# just lost another...



## Luimeril (Dec 29, 2010)

my first in a while. this time, it was my beloved gold DT female from Chard56, Heavy. usually so active and healthy, she recently stopped eating and grew lethargic. i thought it was just her being picky about food(i ran out of pellets, and had to switch to tropical flakes. everyone else nommed them up, but she refused). i kept offering, and found some pellets and offered them, but she refused still.

day before yesterday, i scooped her into a .5 gallon 'tank' to keep by my side, since it'd been over 2 weeks since her last meal, but found her dead on the bottom yesterday when i woke up.

she leaves behind an empty spot, but i'm hesitant to replace her(horrible sounding word...). i'm gonna see if my Plakat will settle in her tank, but Lulu's picky. i've tried her in a tank that size before, but she stressed and hid for a week before i put her back in her tank. 

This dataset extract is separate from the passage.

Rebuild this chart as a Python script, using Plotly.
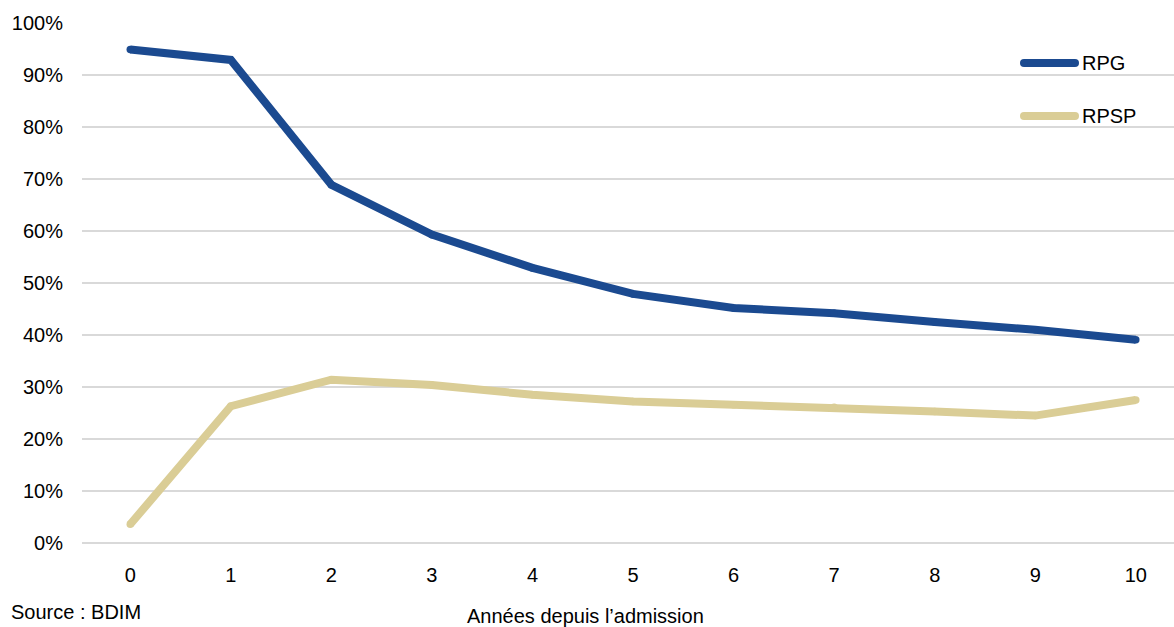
import plotly.graph_objects as go

# Years since admission
years = [0, 1, 2, 3, 4, 5, 6, 7, 8, 9, 10]
# Share of each group (fraction)
rpg = [0.949, 0.929, 0.689, 0.593, 0.529, 0.479, 0.452, 0.442, 0.425, 0.410, 0.391]
rpsp = [0.036, 0.263, 0.314, 0.304, 0.285, 0.272, 0.266, 0.261, 0.253, 0.245, 0.275]
y_ticks = [i / 10 for i in range(11)]

BLUE = "#1B4A90"
TAN = "#DACD96"
GRID = "#D9D9D9"
FONT = "Liberation Sans, Arial, sans-serif"
FS = 20

fig = go.Figure()
for name, vals, color in [("RPG", rpg, BLUE), ("RPSP", rpsp, TAN)]:
    fig.add_trace(go.Scatter(
        x=years, y=vals, mode="lines+markers", name=name,
        line=dict(color=color, width=8, shape="linear"),
        marker=dict(color=color, size=7.5, line=dict(width=0)),
        showlegend=False, hoverinfo="x+y",
    ))

# Manual legend: line sample plus label
for i, (name, color) in enumerate([("RPG", BLUE), ("RPSP", TAN)]):
    yp = 63 + i * 53
    yy = 1 - (yp - 23) / 520.3
    fig.add_shape(type="line", xref="paper", yref="paper",
                  x0=(1024 - 82) / 1092, x1=(1075 - 82) / 1092, y0=yy, y1=yy,
                  line=dict(color=color, width=8), layer="above")
    for xe in (1024, 1075):
        fig.add_shape(type="circle", xref="paper", yref="paper",
                      x0=(xe - 4 - 82) / 1092, x1=(xe + 4 - 82) / 1092,
                      y0=yy - 4 / 520.3, y1=yy + 4 / 520.3,
                      fillcolor=color, line=dict(width=0), layer="above")
    fig.add_annotation(xref="paper", yref="paper",
                       x=(1080 - 82) / 1092, y=yy,
                       text=name, showarrow=False, xanchor="left", yanchor="middle",
                       font=dict(family=FONT, size=FS, color="#000000"))

fig.add_annotation(xref="paper", yref="paper", x=(585 - 82) / 1092, y=1 - (616 - 23) / 520.3,
                   text="Années depuis l’admission", showarrow=False,
                   xanchor="center", yanchor="middle",
                   font=dict(family=FONT, size=FS, color="#000000"))
fig.add_annotation(xref="paper", yref="paper", x=(9 - 82) / 1092, y=1 - (612 - 23) / 520.3,
                   text="Source : BDIM", showarrow=False,
                   xanchor="left", yanchor="middle",
                   font=dict(family=FONT, size=FS, color="#000000"))

fig.update_layout(
    width=1174, height=627,
    margin=dict(l=82, r=0, t=23, b=83.7),
    paper_bgcolor="white", plot_bgcolor="white",
    font=dict(family=FONT, size=FS, color="#000000"),
    xaxis=dict(range=[-0.48, 10.38], tickvals=years, showgrid=False,
               zeroline=False, showline=False, ticks="", ticklabelstandoff=18),
    yaxis=dict(range=[0, 1], tickvals=y_ticks, tickformat=".0%",
               showgrid=True, gridcolor=GRID, gridwidth=1.5,
               zeroline=True, zerolinecolor=GRID, zerolinewidth=1.5,
               showline=False, ticks="", ticklabelstandoff=18),
)

fig.write_html("out.html")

depending on Lulu, i may buy a new betta, may not. i haven't decided yet. probably not, though...

RIP, Heavy. i miss you alot, and Medic misses you, as well.


----------



## joyfish (Mar 6, 2012)

I am sorry about your gold female. I lost my old dog in October and the den was so empty without him. My eyes would focus where he would always lie during the day.

I finally bought some plants so that I could focus on some spot rather than his place. Next I decided it was time to buy another betta fish. I have to admit that the fish are much easier to take care of. I just don't like losing any kind of pet. Good that you have others.


----------



## Luimeril (Dec 29, 2010)

that happened when i lost my white betta, Weiss. i'd grown so used to waking up and checking on him, that things seemed strange with his tank not set up. so, i set it back up.

i put my Plakat in her tank, after sterilizing it real well with scalding water and AQ salt.

bad news is, my delta female, Medic, has dropsy now. :<


----------



## dramaqueen (Jul 7, 2008)

I'm so sorry about Heavy.


----------



## betta lover1507 (Aug 6, 2011)

am so sorry for heavy, and sorry to hear that medic has dropsy.


----------



## Romad (Jun 28, 2009)

Sorry about Heavy  I lost my oldest and fav. boy Bowie about a month ago. I can't look at an empty tank so immediately went out for another fishy purchase.


----------



## AquaNinJa (Apr 6, 2012)

RIP): Sorry for your loss!


----------



## mjoy79 (Jul 13, 2011)

I'm so sorry for your loss of Heavy  I know you were very proud of her. She was beautiful.


----------



## mjoy79 (Jul 13, 2011)

posted in wrong place.


----------